2) A reference to Goodhart's Law:

'Furthermore, economists acknowledge that any transparently profitable strategy for playing the markets will quickly lead to a change in trader behaviour that cancels it out — a principle called Goodhart's law, after the British economist Charles Goodhart. "Social systems have the complication that the system may directly react to predictions being made about its behaviour," agrees Susannah Moat, a computational social scientist at University College London and a co-author on the study.'





Speak your mind

4 Comments so far

  1. Ed on April 26, 2013 4:39 pm

    I would bet that search terms related to finance and investing are directly influenced by recent price behavior of the stock market, much like sentiment indicators typically just reflect recent price action.

    It might be that this is simply another way of looking at the phenomenon that expected return rises after a decline and falls after a rise. I don’t have the statistical chops to do it, but it might be useful to control for this and see if it has any independent predictive value .

  2. Fred Tyler on April 26, 2013 7:03 pm

    I posit that such research is utter nonsense.
    If it was as profitable as the authors claim they would have profited from it instead of making it public.
    There is no such thing as a free lunch.

  3. Jeff Watson on April 27, 2013 8:41 am

    When some very bullish news comes out, and the market yawns at it or vice versa gives one a sense of the strength of the market, and one can make the appropriate trading decision.

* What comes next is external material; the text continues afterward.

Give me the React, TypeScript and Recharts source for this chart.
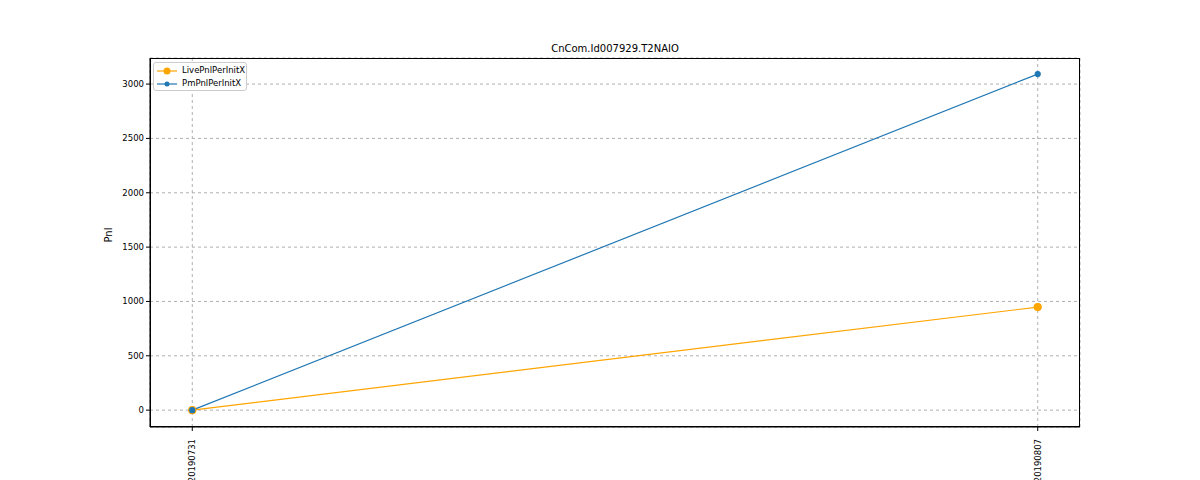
import { LineChart, Line, XAxis, YAxis, CartesianGrid } from "recharts";

const dates = ["20190731", "20190807"];
const livePnl = [0, 948];
const pmPnl = [0, 3092];
const yTicks = [0, 500, 1000, 1500, 2000, 2500, 3000];

const data = dates.map((d, i) => ({ x: i, live: livePnl[i], pm: pmPnl[i] }));

const font = "DejaVu Sans, sans-serif";

const XTick = (props: any) => {
  const { x, y, payload } = props;
  return (
    <text
      x={x}
      y={y + 6}
      transform={`rotate(-90 ${x} ${y + 6})`}
      textAnchor="end"
      dominantBaseline="central"
      fontSize={8.5}
      fill="#000"
      fontFamily={font}
    >
      {dates[payload.value]}
    </text>
  );
};

export default function App() {
  return (
    <div style={{ position: "absolute", left: 0, top: 0, width: 1200, height: 480, background: "#fff", fontFamily: font }}>
      <div style={{ position: "absolute", left: 0, width: 1230, top: 43, textAlign: "center", fontSize: 10 }}>
        CnCom.Id007929.T2NAIO
      </div>
      <LineChart width={1200} height={480} data={data} margin={{ top: 58, right: 120, bottom: 0, left: 100 }}>
        <CartesianGrid stroke="#b0b0b0" strokeDasharray="3 3" />
        <XAxis
          dataKey="x"
          type="number"
          domain={[-0.05, 1.05]}
          ticks={[0, 1]}
          tick={<XTick />}
          tickSize={4}
          stroke="#000"
          height={53}
          interval={0}
        />
        <YAxis
          type="number"
          domain={[-155, 3240]}
          ticks={yTicks}
          width={50}
          tickSize={4}
          stroke="#000"
          tick={{ fontSize: 8.5, fill: "#000", fontFamily: font }}
          label={{ value: "Pnl", angle: -90, position: "insideLeft", offset: 8, style: { fontSize: 10, fill: "#000" } }}
        />
        <Line dataKey="live" stroke="#ffa500" strokeWidth={1.2} isAnimationActive={false}
          dot={{ r: 3.5, fill: "#ffa500", stroke: "#ffa500" }} />
        <Line dataKey="pm" stroke="#1f77b4" strokeWidth={1.2} isAnimationActive={false}
          dot={{ r: 2.5, fill: "#1f77b4", stroke: "#1f77b4" }} />
      </LineChart>
      <div style={{ position: "absolute", left: 150, top: 58, width: 930, height: 369, border: "1px solid #000", boxSizing: "border-box", pointerEvents: "none" }} />
      <div style={{ position: "absolute", left: 153, top: 62, width: 94, height: 29, border: "1px solid #ccc", borderRadius: 3, background: "#fff", fontSize: 8.5, lineHeight: "13px", padding: "1px 0" , boxSizing: "border-box"}}>
        {[["LivePnlPerInitX", "#ffa500", 7], ["PmPnlPerInitX", "#1f77b4", 5]].map(([name, c, s]: any) => (
          <div key={name} style={{ display: "flex", alignItems: "center", paddingLeft: 3 }}>
            <svg width={20} height={10}>
              <line x1={0} y1={5} x2={20} y2={5} stroke={c} strokeWidth={1.2} />
              <circle cx={10} cy={5} r={s / 2} fill={c} />
            </svg>
            <span style={{ marginLeft: 5 }}>{name}</span>
          </div>
        ))}
      </div>
    </div>
  );
}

  4. Craig Bowles on April 28, 2013 7:43 pm

    Last quarter, going into Apple earnings and PMI data was very tempting time to be bearish and the releases were terrible. The problem with trading the news may have been that short-term traders were something like 92% bearish on the S&P futures and 100% bullish on bonds. Everybody expected the world to fall apart. Traders were 76% bullish on gold. So then the news hit commodities hard but stocks were supported by the lower oil prices and interest rates held up pretty well. Going into this quarter’s release, S&P futures had traders maybe 88% bearish but 100% bearish on bonds and the low 50% bullish on gold. Crappy news again this time weighed on interest rates but everything else seems to be holding up. Now we have S&P weekly slow stochastics trying to roll over and shorter measures doing the same but you have 85% of short-term traders already bearish on stocks. Seasonality is ugly but it’s hard to trade for the likely negative news when everyone is so bearish. Almost the whole decline in gold saw traders bullish at above 70% and it wasn’t until this sentiment suddenly dropped a good 20% before gold bottomed out. Maybe the news will hit stocks a bit and traders will become more bullish after a pullback which might allow for a real move lower to take place but week after week I’ve watched traders be bearish on stocks as they hit new highs and bullish on gold with each new low. Think back to last May when everybody was so bearish on wheat heading into strong seasonality and a 4-year cycle bull market. In gold terms, wheat was priced lower than when oil traded below $11/brl. Sentiment or trader commitments seems so key to the big moves and trading the news.